> [Exercise prompt]
Reproduce exactly the lines below from the one containing "Recreate this image" through the one containing "import seaborn as sns", including both, and nothing else.

============

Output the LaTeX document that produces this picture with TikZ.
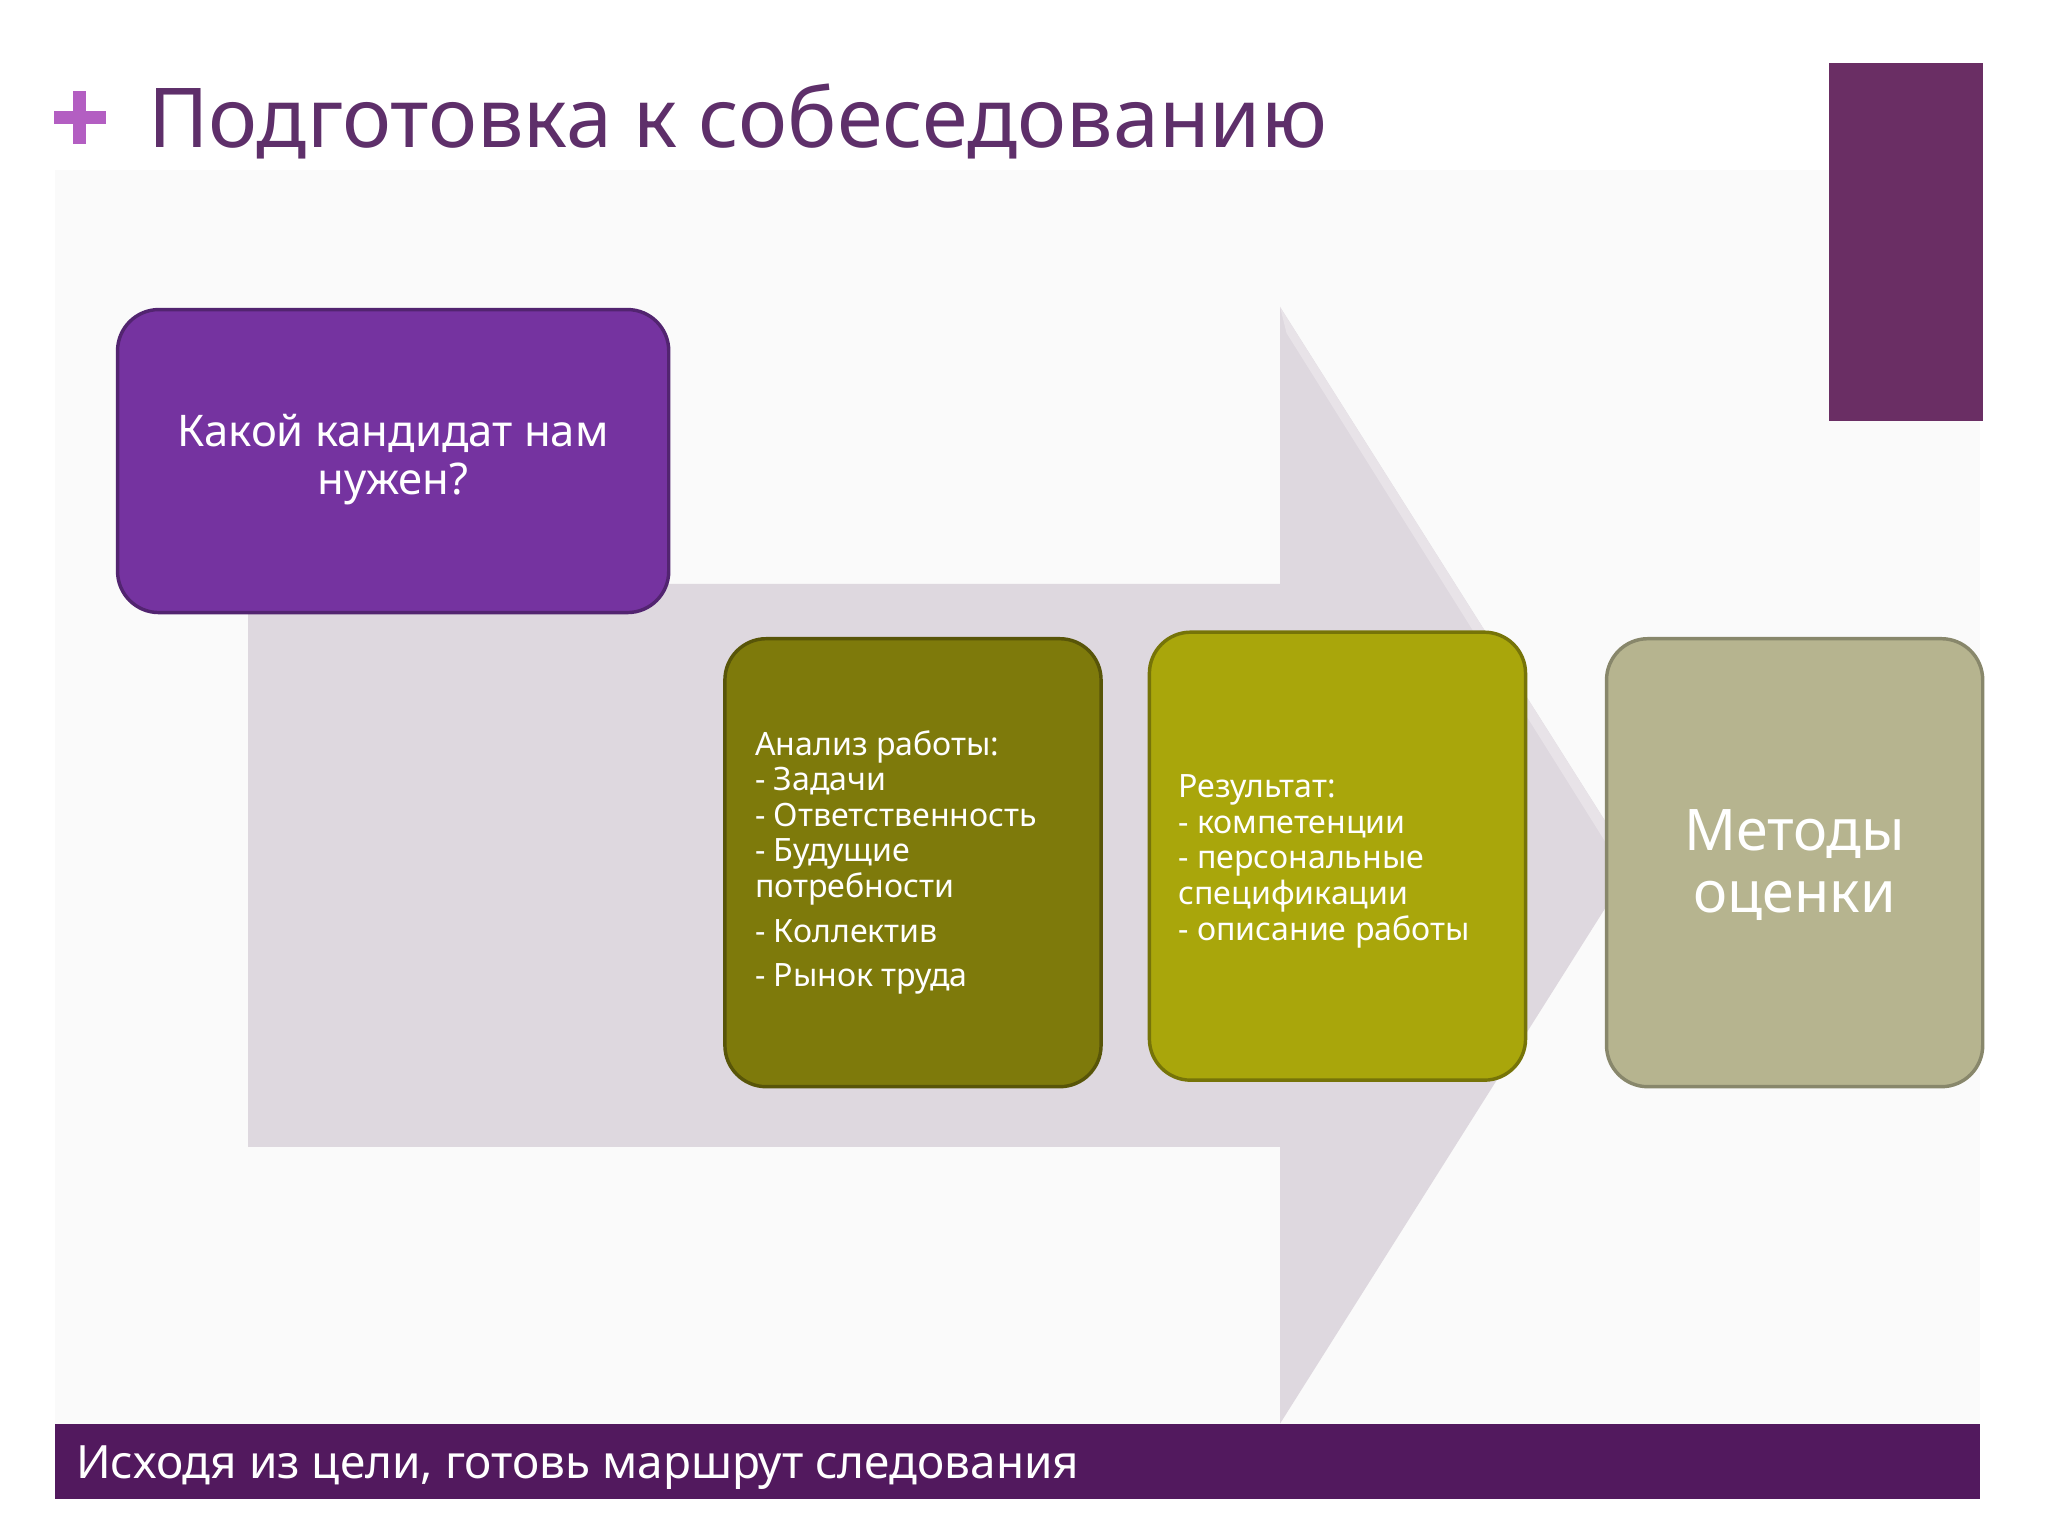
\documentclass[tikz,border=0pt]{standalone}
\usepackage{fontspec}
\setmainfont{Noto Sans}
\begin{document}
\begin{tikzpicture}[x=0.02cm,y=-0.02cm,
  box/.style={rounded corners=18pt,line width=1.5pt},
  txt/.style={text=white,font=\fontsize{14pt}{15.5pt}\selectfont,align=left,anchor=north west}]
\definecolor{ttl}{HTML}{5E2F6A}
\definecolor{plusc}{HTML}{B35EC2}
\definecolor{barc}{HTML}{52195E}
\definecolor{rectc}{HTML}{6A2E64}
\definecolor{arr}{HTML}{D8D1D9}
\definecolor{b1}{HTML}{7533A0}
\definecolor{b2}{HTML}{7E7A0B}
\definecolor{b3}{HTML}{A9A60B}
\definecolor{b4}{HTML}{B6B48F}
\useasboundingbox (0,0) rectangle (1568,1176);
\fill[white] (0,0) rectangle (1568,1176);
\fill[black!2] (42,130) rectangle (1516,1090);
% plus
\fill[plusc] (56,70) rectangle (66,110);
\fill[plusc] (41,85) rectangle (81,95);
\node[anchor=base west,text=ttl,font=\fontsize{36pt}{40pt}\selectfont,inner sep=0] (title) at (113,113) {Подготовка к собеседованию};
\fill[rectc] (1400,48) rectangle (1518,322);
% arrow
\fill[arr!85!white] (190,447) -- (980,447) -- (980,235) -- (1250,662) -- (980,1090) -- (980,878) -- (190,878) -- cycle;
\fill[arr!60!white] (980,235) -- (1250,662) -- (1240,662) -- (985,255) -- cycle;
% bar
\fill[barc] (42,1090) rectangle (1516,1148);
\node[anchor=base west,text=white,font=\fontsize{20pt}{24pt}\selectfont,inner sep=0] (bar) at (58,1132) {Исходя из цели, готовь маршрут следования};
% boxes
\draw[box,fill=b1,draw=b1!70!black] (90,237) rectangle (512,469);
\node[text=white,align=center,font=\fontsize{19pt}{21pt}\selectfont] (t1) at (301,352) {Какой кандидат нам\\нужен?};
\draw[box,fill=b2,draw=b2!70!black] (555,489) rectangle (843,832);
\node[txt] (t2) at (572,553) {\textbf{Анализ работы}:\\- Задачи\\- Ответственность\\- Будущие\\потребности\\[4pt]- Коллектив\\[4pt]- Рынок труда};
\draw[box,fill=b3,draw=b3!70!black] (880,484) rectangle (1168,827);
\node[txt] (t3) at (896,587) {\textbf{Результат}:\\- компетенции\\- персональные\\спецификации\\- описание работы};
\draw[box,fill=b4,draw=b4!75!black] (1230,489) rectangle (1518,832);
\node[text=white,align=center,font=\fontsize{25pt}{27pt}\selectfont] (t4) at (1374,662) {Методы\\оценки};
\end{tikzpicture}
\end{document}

============

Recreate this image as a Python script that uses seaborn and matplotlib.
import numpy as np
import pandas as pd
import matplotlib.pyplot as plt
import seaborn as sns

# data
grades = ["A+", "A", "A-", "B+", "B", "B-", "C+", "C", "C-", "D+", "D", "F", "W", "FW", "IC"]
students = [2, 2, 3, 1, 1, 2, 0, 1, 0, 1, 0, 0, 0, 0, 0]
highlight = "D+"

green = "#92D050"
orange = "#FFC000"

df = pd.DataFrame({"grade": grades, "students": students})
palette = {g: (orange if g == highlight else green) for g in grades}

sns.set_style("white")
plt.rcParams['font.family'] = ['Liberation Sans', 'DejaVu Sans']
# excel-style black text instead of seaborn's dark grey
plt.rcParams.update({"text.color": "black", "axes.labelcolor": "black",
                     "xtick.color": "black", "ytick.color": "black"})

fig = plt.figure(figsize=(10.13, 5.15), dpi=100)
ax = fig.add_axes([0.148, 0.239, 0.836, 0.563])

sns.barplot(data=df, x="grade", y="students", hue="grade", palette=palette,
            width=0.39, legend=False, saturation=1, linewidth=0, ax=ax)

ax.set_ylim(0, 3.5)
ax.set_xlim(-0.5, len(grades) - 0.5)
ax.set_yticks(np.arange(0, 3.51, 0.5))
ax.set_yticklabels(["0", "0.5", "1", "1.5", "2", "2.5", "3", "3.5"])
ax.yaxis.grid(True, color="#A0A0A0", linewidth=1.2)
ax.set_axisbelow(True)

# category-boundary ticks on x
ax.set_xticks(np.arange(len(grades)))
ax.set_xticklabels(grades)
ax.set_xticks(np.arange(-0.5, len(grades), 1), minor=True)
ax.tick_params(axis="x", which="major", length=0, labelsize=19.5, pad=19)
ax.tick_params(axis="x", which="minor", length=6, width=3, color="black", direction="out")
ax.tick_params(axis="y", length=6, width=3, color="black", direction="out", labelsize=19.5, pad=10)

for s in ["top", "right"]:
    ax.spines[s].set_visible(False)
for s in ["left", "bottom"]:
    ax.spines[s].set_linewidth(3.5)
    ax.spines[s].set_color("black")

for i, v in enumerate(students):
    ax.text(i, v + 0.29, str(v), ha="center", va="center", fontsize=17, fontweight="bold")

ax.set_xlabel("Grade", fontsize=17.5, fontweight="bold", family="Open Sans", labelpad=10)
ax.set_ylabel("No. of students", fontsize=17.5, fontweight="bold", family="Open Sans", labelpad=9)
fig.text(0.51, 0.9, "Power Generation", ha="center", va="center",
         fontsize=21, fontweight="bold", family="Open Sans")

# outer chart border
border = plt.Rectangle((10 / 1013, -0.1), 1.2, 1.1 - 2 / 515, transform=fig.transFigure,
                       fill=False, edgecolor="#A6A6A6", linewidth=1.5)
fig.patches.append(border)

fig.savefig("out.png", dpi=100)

============

> [Answer]
Recreate this image as a Python script that uses seaborn and matplotlib.
import numpy as np
import pandas as pd
import matplotlib.pyplot as plt
import seaborn as sns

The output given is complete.